De-icing is potentially a bigger problem in Rhode Island than almost anywhere else, but salt remains the safest and most efficient means to de-ice roads.
A recent article published in the Washington Post by Erin Blakemore, “Citing danger to freshwater, scientists say we need to put brakes on road salts”, raises an alarm just as local governments prepare to spend the next few months liberally salting our roads.
According to the Post article, road salts contaminate fresh water and build up in wetlands, and the Environmental Protection Agency’s standards are too low to “protect life in freshwater.”
Wildlife isn’t the only life at risk either — researchers found road salts were impacting the salinity of human drinking water supplies, and even increasing the levels of heavy metals in groundwater. Salt and de-icing is even suspected of contributing to the degradation of the water supply in Flint, Michigan.
De-icing is potentially a bigger problem in Rhode Island than almost anywhere else. A 2019 story in EcoRI News by Grace Kelly, “Rhode Island Dumps a Staggering Amount on its Roads”, reports that Rhode Island is one of the states most liberal with its road salts. According to a 2014 report by the Rhode Island Department of Administration’s Division of Planning, “Road salt/sand application in Rhode Island”, Rhode Island roads received an average of 516 pounds of salt per lane mile annually between 2005 and 2013.
At the same time, there’s nothing like salt when it comes to public safety. According to “Accident Analysis of Ice Control Operations”, a 1992 Marquette University study by David Kuemmel and Rashad Hanbali, salting roads in winter reduced car accidents by 87 percent. That’s why environmental advocates concede making the health of freshwater ecosystems a priority over human safety is going to be a hard sell.
Curious as to how those issues played out closer to home, we shared the article with Chris Parella, Director of the Bristol Department of Public Works.
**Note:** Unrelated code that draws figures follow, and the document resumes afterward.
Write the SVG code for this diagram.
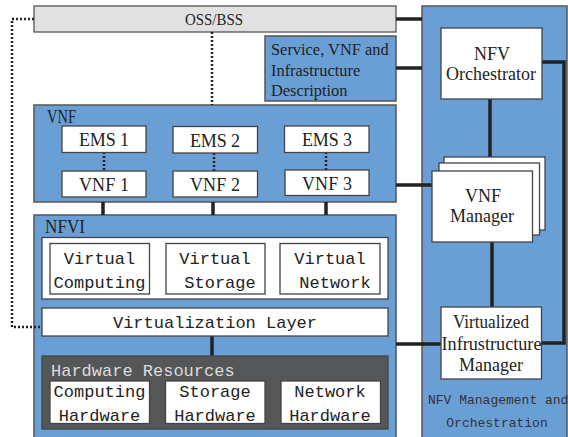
<svg xmlns="http://www.w3.org/2000/svg" width="568" height="437" viewBox="0 0 568 437">
  <style>
    .blue { fill: #6a9fd5; stroke: #555; stroke-width: 1.5; }
    .white { fill: #fff; stroke: #444; stroke-width: 1.3; }
    .grey { fill: #e1e1e2; stroke: #555; stroke-width: 1.3; }
    .dark { fill: #555658; stroke: #444; stroke-width: 1.3; }
    .serif { font-family: "Liberation Serif", "Times New Roman", serif; fill: #222; }
    .mono { font-family: "Liberation Mono", "DejaVu Sans Mono", monospace; fill: #222; font-size: 17px; }
    .mid { text-anchor: middle; }
    .link { stroke: #222; stroke-width: 3.5; fill: none; }
    .dots { stroke: #222; stroke-width: 2.5; stroke-dasharray: 2 2; fill: none; }
  </style>

  <!-- containers -->
  <g id="mano">
    <rect class="blue" x="422" y="6" width="145" height="440"/>
    <text class="mono" style="font-size:13px;fill:#333" x="428" y="404">NFV Management and</text>
    <text class="mono mid" style="font-size:13px;fill:#333" x="497" y="427">Orchestration</text>
  </g>

  <g id="oss-bss">
    <rect class="grey" x="34" y="6" width="362" height="26"/>
    <text class="serif mid" x="214" y="25" font-size="17" textLength="58" lengthAdjust="spacingAndGlyphs">OSS/BSS</text>
  </g>

  <g id="descriptor">
    <rect class="blue" x="265" y="36" width="131" height="65"/>
    <text class="serif" font-size="16.4" x="271" y="55">Service, VNF and</text>
    <text class="serif" font-size="16.4" x="271" y="76">Infrastructure</text>
    <text class="serif" font-size="16.4" x="271" y="96">Description</text>
  </g>

  <g id="vnf-layer">
    <rect class="blue" x="34" y="105" width="362" height="97"/>
    <text class="serif" x="47" y="123" font-size="18" textLength="29" lengthAdjust="spacingAndGlyphs">VNF</text>
  </g>

  <g id="nfvi">
    <rect class="blue" x="34" y="215" width="362" height="230"/>
    <text class="serif" x="45" y="233" font-size="18" textLength="40" lengthAdjust="spacingAndGlyphs">NFVI</text>
  </g>

  <!-- connectors -->
  <g id="connectors">
    <path class="dots" d="M34 19 H12 V327 H42"/>
    <path class="dots" d="M212 32 V105"/>
    <path class="dots" d="M104 152 V171"/>
    <path class="dots" d="M214 153 V171"/>
    <path class="dots" d="M326 152 V170"/>
    <path class="link" d="M396 19 H422"/>
    <path class="link" d="M396 68 H422"/>
    <path class="link" d="M396 185 H432"/>
    <path class="link" d="M396 344 H441"/>
    <path class="link" d="M103 202 V215"/>
    <path class="link" d="M213 202 V215"/>
    <path class="link" d="M326 202 V215"/>
    <path class="link" d="M212 336 V356"/>
    <path class="link" d="M490 99 V157"/>
    <path class="link" d="M492 242 V307"/>
    <path class="link" d="M541 62 H564 V343 H541"/>
  </g>

  <!-- VNF layer nodes -->
  <g id="ems1">
    <rect class="white" x="62" y="126" width="84" height="26.5"/>
    <text class="serif mid" x="104" y="146" font-size="18" textLength="50" lengthAdjust="spacing">EMS 1</text>
  </g>
  <g id="ems2">
    <rect class="white" x="173" y="126.5" width="84.5" height="26.5"/>
    <text class="serif mid" x="215" y="147" font-size="18" textLength="50" lengthAdjust="spacing">EMS 2</text>
  </g>
  <g id="ems3">
    <rect class="white" x="284.5" y="126" width="84.5" height="26.5"/>
    <text class="serif mid" x="327" y="146" font-size="18" textLength="50" lengthAdjust="spacing">EMS 3</text>
  </g>
  <g id="vnf1">
    <rect class="white" x="62" y="171" width="84" height="26"/>
    <text class="serif mid" x="104" y="191" font-size="18" textLength="50" lengthAdjust="spacing">VNF 1</text>
  </g>
  <g id="vnf2">
    <rect class="white" x="173" y="171" width="84.5" height="26"/>
    <text class="serif mid" x="215" y="191" font-size="18" textLength="50" lengthAdjust="spacing">VNF 2</text>
  </g>
  <g id="vnf3">
    <rect class="white" x="285" y="170" width="84" height="25.5"/>
    <text class="serif mid" x="327" y="190" font-size="18" textLength="50" lengthAdjust="spacing">VNF 3</text>
  </g>

  <!-- NFVI nodes -->
  <g id="virtual-resources">
    <rect class="white" x="42" y="237.5" width="346" height="61.5"/>
  </g>
  <g id="virtual-computing">
    <rect class="white" x="50" y="243.5" width="99.5" height="50.5"/>
    <text class="mono mid" x="99.5" y="264">Virtual</text>
    <text class="mono mid" x="99.5" y="288">Computing</text>
  </g>
  <g id="virtual-storage">
    <rect class="white" x="166" y="243.5" width="99" height="50.5"/>
    <text class="mono mid" x="215" y="264">Virtual</text>
    <text class="mono mid" x="220" y="288">Storage</text>
  </g>
  <g id="virtual-network">
    <rect class="white" x="280" y="243.5" width="100" height="50.5"/>
    <text class="mono mid" x="330" y="264">Virtual</text>
    <text class="mono mid" x="335" y="288">Network</text>
  </g>
  <g id="virtualization-layer">
    <rect class="white" x="42" y="308" width="346" height="28"/>
    <text class="mono mid" x="215" y="328">Virtualization Layer</text>
  </g>
  <g id="hardware-resources">
    <rect class="dark" x="42" y="356" width="346" height="73"/>
    <text class="mono" style="fill:#dcdcdc" x="51" y="376">Hardware Resources</text>
  </g>
  <g id="computing-hardware">
    <rect class="white" x="50" y="381" width="99.5" height="42.5"/>
    <text class="mono mid" x="99.5" y="397">Computing</text>
    <text class="mono mid" x="99.5" y="421">Hardware</text>
  </g>
  <g id="storage-hardware">
    <rect class="white" x="165.5" y="381" width="99.5" height="42.5"/>
    <text class="mono mid" x="215" y="397">Storage</text>
    <text class="mono mid" x="215" y="421">Hardware</text>
  </g>
  <g id="network-hardware">
    <rect class="white" x="281" y="381" width="99.5" height="42.5"/>
    <text class="mono mid" x="330" y="397">Network</text>
    <text class="mono mid" x="330" y="421">Hardware</text>
  </g>

  <!-- MANO nodes -->
  <g id="orchestrator">
    <rect class="white" x="441" y="28" width="101" height="71"/>
    <text class="serif mid" x="492" y="60" font-size="18">NFV</text>
    <text class="serif mid" x="491" y="80" font-size="18">Orchestrator</text>
  </g>
  <g id="vnf-manager">
    <rect class="white" x="444" y="157" width="101" height="73"/>
    <rect class="white" x="439" y="163" width="100.5" height="72"/>
    <rect class="white" x="432" y="171" width="100.5" height="71"/>
    <text class="serif mid" x="483" y="202" font-size="18">VNF</text>
    <text class="serif mid" x="482" y="222" font-size="18">Manager</text>
  </g>
  <g id="vim">
    <rect class="white" x="441" y="307" width="100.5" height="72"/>
    <text class="serif mid" x="491" y="328" font-size="18" textLength="76" lengthAdjust="spacingAndGlyphs">Virtualized</text>
    <text class="serif mid" x="491.5" y="350" font-size="18" textLength="100" lengthAdjust="spacingAndGlyphs">Infrustructure</text>
    <text class="serif mid" x="491" y="371" font-size="18">Manager</text>
  </g>
</svg>
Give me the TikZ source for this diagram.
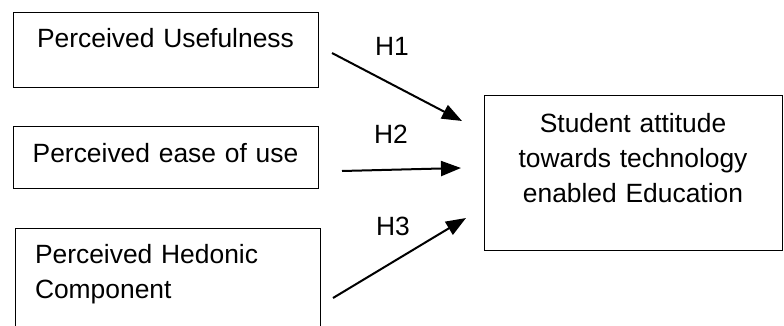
\documentclass[tikz,border=0pt]{standalone}
\usepackage{fontspec}
\setmainfont{Liberation Sans}
\usetikzlibrary{arrows.meta}

\begin{document}
\begin{tikzpicture}
    [x=1pt,y=-1pt,every node/.style={font=\fontsize{26.4}{35}\selectfont,inner sep=0pt},
     construct/.style={draw,line width=1pt,align=center},
     hyp/.style={line width=2pt,-{Triangle[length=20pt,width=15pt]}}]
    \clip (0,0) rectangle (784,326);
    % constructs
    \node[construct,anchor=north,text width=305pt,text height=35pt,text depth=40pt] (1) at (165.5,12) {Perceived Usefulness};
    \node[construct,anchor=north,text width=305pt,text height=36pt,text depth=26pt] (2) at (165.5,126) {Perceived ease of use};
    \node[construct,anchor=north,align=left,text width=265pt,inner xsep=20pt,text height=35pt,text depth=130pt] (3) at (167.5,228) {Perceived Hedonic\\Component};
    \node[construct,anchor=north,text width=298pt,text height=37pt,text depth=118pt] (4) at (633,95) {Student attitude\\towards technology\\enabled Education};
    % arrow ends
    \coordinate (1s) at (332,53);
    \coordinate (1e) at (462,121);
    \coordinate (2s) at (342,171);
    \coordinate (2e) at (461,168);
    \coordinate (3s) at (333,298);
    \coordinate (3e) at (466,218);
    % hypotheses
    \draw[hyp] (1s) -- (1e);
    \draw[hyp] (2s) -- (2e);
    \draw[hyp] (3s) -- (3e);
    \node (h1) at (392,46) {H1};
    \node (h2) at (391,134) {H2};
    \node (h3) at (393,226) {H3};
\end{tikzpicture}
\end{document}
“Really, a very interesting article,” he said. “It raises a lot of interesting points.”
Here in Bristol, Parella’s department uses sodium chloride halite — basically table salt, less pure, in larger crystals, to treat roads. It melts ice and snow from roadways not only after a storm or icing incident, but it also prevents new ice from forming. “Salt is so effective,” he said.
Though he admits reports on environmental impacts are a concern, and would be open to equally effective alternatives, he is unaware of any at this time. In the meanwhile, motorist and pedestrian safety is his primary concern.
Parella also notes that increasing the proportion of sand to salt has its own collection of drawbacks.
“The added sand is difficult to clean up,” he said. “It mixes in with vegetation and actually changes the composition of the soil.”
What’s more, more sand would lead to increased maintenance costs as it washes into the municipal storm drains and gets caught in catch basins, and distribution equipment would also need expensive retrofitting.
While Parella also wondered if the impact of the salt is likely very different in Bristol, where the vast majority of runoff ends up in the saltwater of Bristol Harbor, he remains open to hearing about alternatives. However, until a substance as effective as salt presents itself, or the town is given alternative guidance from an agency such as the state Department of Environmental Management, Bristol will stay salty this season.